-- START Provided data --

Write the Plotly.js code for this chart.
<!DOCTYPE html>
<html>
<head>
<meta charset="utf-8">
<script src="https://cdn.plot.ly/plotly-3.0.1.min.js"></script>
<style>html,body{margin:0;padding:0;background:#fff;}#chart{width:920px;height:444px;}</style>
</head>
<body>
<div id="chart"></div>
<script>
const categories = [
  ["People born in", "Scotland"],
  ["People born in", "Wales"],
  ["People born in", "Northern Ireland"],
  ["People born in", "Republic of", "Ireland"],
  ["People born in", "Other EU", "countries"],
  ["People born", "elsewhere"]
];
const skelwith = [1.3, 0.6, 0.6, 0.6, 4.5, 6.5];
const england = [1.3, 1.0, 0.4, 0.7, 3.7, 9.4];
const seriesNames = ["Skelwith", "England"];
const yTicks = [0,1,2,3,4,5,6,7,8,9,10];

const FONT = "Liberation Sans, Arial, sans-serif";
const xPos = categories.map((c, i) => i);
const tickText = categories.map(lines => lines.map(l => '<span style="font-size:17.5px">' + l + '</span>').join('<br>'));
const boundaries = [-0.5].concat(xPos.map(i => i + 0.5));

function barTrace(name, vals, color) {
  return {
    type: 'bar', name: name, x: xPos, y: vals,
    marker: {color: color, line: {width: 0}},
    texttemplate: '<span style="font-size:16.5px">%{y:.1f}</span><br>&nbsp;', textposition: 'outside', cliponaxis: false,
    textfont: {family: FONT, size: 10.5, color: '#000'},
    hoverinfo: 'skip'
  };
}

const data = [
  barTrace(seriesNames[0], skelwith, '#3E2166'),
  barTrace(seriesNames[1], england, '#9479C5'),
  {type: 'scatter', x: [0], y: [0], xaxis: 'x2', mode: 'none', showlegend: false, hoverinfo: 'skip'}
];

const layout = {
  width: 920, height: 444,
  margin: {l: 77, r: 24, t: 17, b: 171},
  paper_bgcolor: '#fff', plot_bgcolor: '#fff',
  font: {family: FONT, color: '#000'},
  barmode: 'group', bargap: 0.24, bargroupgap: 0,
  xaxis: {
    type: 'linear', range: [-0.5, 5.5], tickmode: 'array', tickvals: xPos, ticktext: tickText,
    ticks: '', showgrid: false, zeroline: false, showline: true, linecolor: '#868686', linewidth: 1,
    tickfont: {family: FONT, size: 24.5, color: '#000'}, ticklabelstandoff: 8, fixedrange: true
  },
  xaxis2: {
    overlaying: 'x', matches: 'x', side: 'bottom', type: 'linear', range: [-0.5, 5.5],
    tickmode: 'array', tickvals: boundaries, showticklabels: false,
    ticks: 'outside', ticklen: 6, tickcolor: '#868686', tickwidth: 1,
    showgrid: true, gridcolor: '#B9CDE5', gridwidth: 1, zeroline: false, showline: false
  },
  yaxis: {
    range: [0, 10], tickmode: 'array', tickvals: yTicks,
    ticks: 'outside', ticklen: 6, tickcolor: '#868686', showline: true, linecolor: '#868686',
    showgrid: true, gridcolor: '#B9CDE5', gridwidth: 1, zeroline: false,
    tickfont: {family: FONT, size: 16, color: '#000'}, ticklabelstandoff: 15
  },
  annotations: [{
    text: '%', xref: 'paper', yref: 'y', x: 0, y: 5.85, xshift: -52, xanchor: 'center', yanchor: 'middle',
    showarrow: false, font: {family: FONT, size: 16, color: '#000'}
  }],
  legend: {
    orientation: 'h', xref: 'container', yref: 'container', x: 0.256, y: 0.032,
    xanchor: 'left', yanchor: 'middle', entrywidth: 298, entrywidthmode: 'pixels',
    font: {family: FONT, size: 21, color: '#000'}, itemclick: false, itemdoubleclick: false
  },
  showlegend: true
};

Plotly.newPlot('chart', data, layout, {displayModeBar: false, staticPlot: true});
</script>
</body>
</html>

-- END Provided data --
-- START Provided data --

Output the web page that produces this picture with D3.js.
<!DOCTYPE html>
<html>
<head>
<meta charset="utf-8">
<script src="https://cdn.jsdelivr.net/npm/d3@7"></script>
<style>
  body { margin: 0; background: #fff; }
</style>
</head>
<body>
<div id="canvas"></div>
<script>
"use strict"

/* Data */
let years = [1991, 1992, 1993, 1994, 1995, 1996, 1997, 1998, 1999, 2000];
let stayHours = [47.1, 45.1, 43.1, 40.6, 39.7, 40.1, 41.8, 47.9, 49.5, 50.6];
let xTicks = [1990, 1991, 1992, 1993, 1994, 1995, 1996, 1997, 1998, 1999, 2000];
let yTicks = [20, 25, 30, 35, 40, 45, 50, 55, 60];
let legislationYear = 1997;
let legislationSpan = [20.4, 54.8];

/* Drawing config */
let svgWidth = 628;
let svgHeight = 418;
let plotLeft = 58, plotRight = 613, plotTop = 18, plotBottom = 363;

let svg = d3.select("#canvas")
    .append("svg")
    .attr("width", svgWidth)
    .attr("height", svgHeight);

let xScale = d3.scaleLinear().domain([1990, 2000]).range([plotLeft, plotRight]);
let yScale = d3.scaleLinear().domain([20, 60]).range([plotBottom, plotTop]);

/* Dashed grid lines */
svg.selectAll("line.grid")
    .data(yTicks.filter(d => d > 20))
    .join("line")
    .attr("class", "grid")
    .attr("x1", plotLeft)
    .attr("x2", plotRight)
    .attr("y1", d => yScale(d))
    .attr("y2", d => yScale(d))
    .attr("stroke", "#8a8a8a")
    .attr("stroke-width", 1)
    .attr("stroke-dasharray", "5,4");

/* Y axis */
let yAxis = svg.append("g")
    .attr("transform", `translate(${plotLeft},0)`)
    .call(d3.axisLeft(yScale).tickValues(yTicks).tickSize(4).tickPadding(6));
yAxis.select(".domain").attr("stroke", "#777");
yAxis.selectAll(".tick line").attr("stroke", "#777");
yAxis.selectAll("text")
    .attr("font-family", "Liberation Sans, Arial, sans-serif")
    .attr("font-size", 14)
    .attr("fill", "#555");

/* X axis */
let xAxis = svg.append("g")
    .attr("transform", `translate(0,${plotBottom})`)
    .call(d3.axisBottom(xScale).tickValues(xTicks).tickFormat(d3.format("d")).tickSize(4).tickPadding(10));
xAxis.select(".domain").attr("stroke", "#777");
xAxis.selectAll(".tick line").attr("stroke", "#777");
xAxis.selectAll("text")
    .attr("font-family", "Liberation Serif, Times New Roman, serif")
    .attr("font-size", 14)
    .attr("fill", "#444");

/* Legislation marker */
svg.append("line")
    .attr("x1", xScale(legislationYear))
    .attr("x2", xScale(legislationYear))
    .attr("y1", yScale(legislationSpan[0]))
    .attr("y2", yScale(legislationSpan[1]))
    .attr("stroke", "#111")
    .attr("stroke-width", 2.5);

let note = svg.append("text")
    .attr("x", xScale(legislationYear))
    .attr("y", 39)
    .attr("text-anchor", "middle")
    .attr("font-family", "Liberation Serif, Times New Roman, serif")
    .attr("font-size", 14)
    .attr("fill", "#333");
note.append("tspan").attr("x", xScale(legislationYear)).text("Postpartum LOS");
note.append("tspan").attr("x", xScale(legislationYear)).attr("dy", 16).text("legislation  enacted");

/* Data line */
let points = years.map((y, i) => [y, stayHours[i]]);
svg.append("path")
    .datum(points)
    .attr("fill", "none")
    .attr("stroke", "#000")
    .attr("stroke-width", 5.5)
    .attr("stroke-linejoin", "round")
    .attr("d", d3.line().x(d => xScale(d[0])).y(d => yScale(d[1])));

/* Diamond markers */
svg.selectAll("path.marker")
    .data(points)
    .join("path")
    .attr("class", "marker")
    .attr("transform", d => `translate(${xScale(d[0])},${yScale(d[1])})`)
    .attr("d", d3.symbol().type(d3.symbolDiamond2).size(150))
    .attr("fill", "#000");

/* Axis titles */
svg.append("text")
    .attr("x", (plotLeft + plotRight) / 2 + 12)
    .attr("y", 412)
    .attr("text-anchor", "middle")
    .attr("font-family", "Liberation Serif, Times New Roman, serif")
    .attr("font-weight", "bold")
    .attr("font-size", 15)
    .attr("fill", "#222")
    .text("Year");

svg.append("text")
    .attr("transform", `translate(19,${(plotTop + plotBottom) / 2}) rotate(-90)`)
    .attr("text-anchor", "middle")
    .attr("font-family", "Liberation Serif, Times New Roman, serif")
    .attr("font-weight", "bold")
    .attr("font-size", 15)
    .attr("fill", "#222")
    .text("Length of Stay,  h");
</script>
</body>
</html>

-- END Provided data --

Work to be completed> Start at the line with "Write the Plotly.js code for this chart.", stop at the line with "const boundaries = [-0.5].concat(xPos.map(i", and return every line in that stretch exactly, those two included.

Task output>
Write the Plotly.js code for this chart.
<!DOCTYPE html>
<html>
<head>
<meta charset="utf-8">
<script src="https://cdn.plot.ly/plotly-3.0.1.min.js"></script>
<style>html,body{margin:0;padding:0;background:#fff;}#chart{width:920px;height:444px;}</style>
</head>
<body>
<div id="chart"></div>
<script>
const categories = [
  ["People born in", "Scotland"],
  ["People born in", "Wales"],
  ["People born in", "Northern Ireland"],
  ["People born in", "Republic of", "Ireland"],
  ["People born in", "Other EU", "countries"],
  ["People born", "elsewhere"]
];
const skelwith = [1.3, 0.6, 0.6, 0.6, 4.5, 6.5];
const england = [1.3, 1.0, 0.4, 0.7, 3.7, 9.4];
const seriesNames = ["Skelwith", "England"];
const yTicks = [0,1,2,3,4,5,6,7,8,9,10];

const FONT = "Liberation Sans, Arial, sans-serif";
const xPos = categories.map((c, i) => i);
const tickText = categories.map(lines => lines.map(l => '<span style="font-size:17.5px">' + l + '</span>').join('<br>'));
const boundaries = [-0.5].concat(xPos.map(i => i + 0.5));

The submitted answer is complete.